Explicar cómo llegó ahí el director deportivo es explicar lo de aquel alemán que llegó en avioneta al Kremlin

Jesús Navas ingresa en el Bernabéu para jugar su último partido como profesional. / Juanjo Martín (Efe)

23 de diciembre 2024 - 06:10

EXPLICAR cómo Víctor Orta ha llegado a director deportivo de un club de la dimensión internacional del Sevilla es como explicar cómo un alemán de 19 años, en 1987, fue capaz de burlar a las fuerzas aéreas soviéticas para aterrizar su avioneta en la Plaza Roja de Moscú. Cualquier sevillista, al ver el desempeño de su equipo en el Santiago Bernabéu mientras el partido fue tal, esto es, hasta el descanso, adoptaría el mismo semblante estupefacto, cuando no iracundo, que debieron adoptar los acartonados dirigentes del Soviet Supremo hace 37 años.

Por lo visto, en Ikea tienen a un empleado al que le pagan por buscar localidades suecas con las que bautizar las creaciones de la multinacional del mueble. Ni siquiera ese profesional tiene la fortuna que ha tenido Orta en su vida a la hora de encontrar trabajo: viajar por Suecia en estos meses te debe entumecer el cuerpo por mucho confort que tengan los transportes y los hoteles, que los tendrán.

Para confort, el del Real Madrid ayer. Ni la cuarta de sus seis velocidades metió el campeonísimo. Del pasillo de los de rojo por la Intercontinental, al pasillo de los anfitriones a Jesús Navas. Y del pasillo de los denominados merengues al tercero y definitivo de los sevillistas en los 97 minutos que duró la... ¿contienda?

Iba el partido 2-0 ya para el Madrid, minuto 20, y dos jugadores del simulacro de centro del campo que alineó García Pimienta –el catalán tampoco afina para exprimir ese limón casi seco que le ha puesto Orta– no habían tocado la pelota, Agoumé y Juanlu.
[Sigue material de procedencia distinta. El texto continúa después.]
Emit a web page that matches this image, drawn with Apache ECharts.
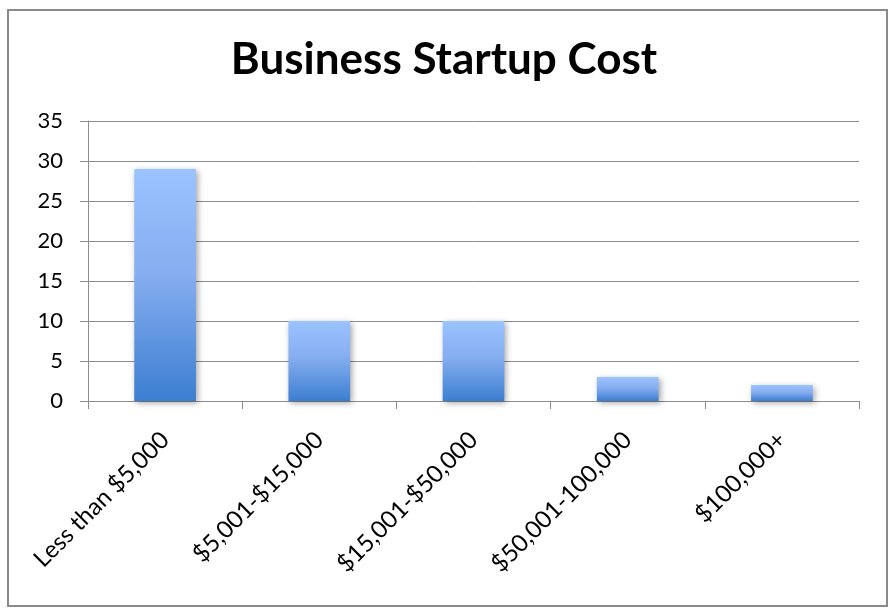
<!DOCTYPE html>
<html>
<head>
<meta charset="utf-8">
<script src="https://cdn.jsdelivr.net/npm/echarts@6/dist/echarts.min.js"></script>
<style>
  html, body { margin: 0; padding: 0; background: #fff; }
  #chart { width: 888px; height: 608px; }
</style>
</head>
<body>
<div id="chart"></div>
<script>
// Startup cost ranges and the number of businesses in each
const categories = ['Less than $5,000', '$5,001-$15,000', '$15,001-$50,000', '$50,001-100,000', '$100,000+'];
const counts = [29, 10, 10, 3, 2];
const yTicks = [0, 5, 10, 15, 20, 25, 30, 35];

const chart = echarts.init(document.getElementById('chart'), null, { renderer: 'canvas' });
const font = 'Lato, "Open Sans", sans-serif';
const lineGray = '#8c8c8c';

chart.setOption({
  animation: false,
  backgroundColor: '#ffffff',
  title: {
    text: 'Business Startup Cost',
    left: 'center',
    top: 33,
    textStyle: { fontFamily: font, fontWeight: 'bold', fontSize: 44, color: '#000' }
  },
  graphic: [{
    type: 'rect',
    shape: { x: 8, y: 10, width: 879, height: 596 },
    style: { fill: 'none', stroke: '#8a8a8a', lineWidth: 2 },
    silent: true
  }],
  grid: { left: 88, right: 29, top: 121, bottom: 207 },
  xAxis: {
    type: 'category',
    data: categories,
    boundaryGap: true,
    axisLine: { lineStyle: { color: lineGray, width: 1 } },
    axisTick: { show: true, length: 8, lineStyle: { color: lineGray } },
    axisLabel: {
      rotate: 45,
      interval: 0,
      margin: 35,
      fontFamily: font,
      fontSize: 24,
      color: '#000'
    }
  },
  yAxis: {
    type: 'value',
    min: yTicks[0],
    max: yTicks[yTicks.length - 1],
    interval: 5,
    axisLine: { show: true, lineStyle: { color: lineGray, width: 1 } },
    axisTick: { show: true, length: 8, lineStyle: { color: lineGray } },
    splitLine: { lineStyle: { color: lineGray, width: 1 } },
    axisLabel: { margin: 25, fontFamily: font, fontSize: 22, color: '#000' }
  },
  series: [{
    type: 'bar',
    data: counts,
    barWidth: '40%',
    itemStyle: {
      color: new echarts.graphic.LinearGradient(0, 0, 0, 1, [
        { offset: 0, color: '#9bc3ff' },
        { offset: 0.45, color: '#86aef0' },
        { offset: 1, color: '#3c7ed0' }
      ]),
      shadowColor: 'rgba(0,0,0,0.35)',
      shadowBlur: 6,
      shadowOffsetX: 2,
      shadowOffsetY: 2
    }
  }]
});
</script>
</body>
</html>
Orta no ficha jugadores. Ficha agujeros. Difícil abrir más agujeros que los abiertos por los medios de rojo en la zona anchísima del Bernabéu. Difícil que un portero tape menos agujeros que Ferlló: no hizo falta ajustar a los palos. Si Orta trabaja para aquel Soviet del 87 y hace una operación tan fallida como la de Agoumé, acaba en un pueblo de Siberia aún más gélido que los del Ikea.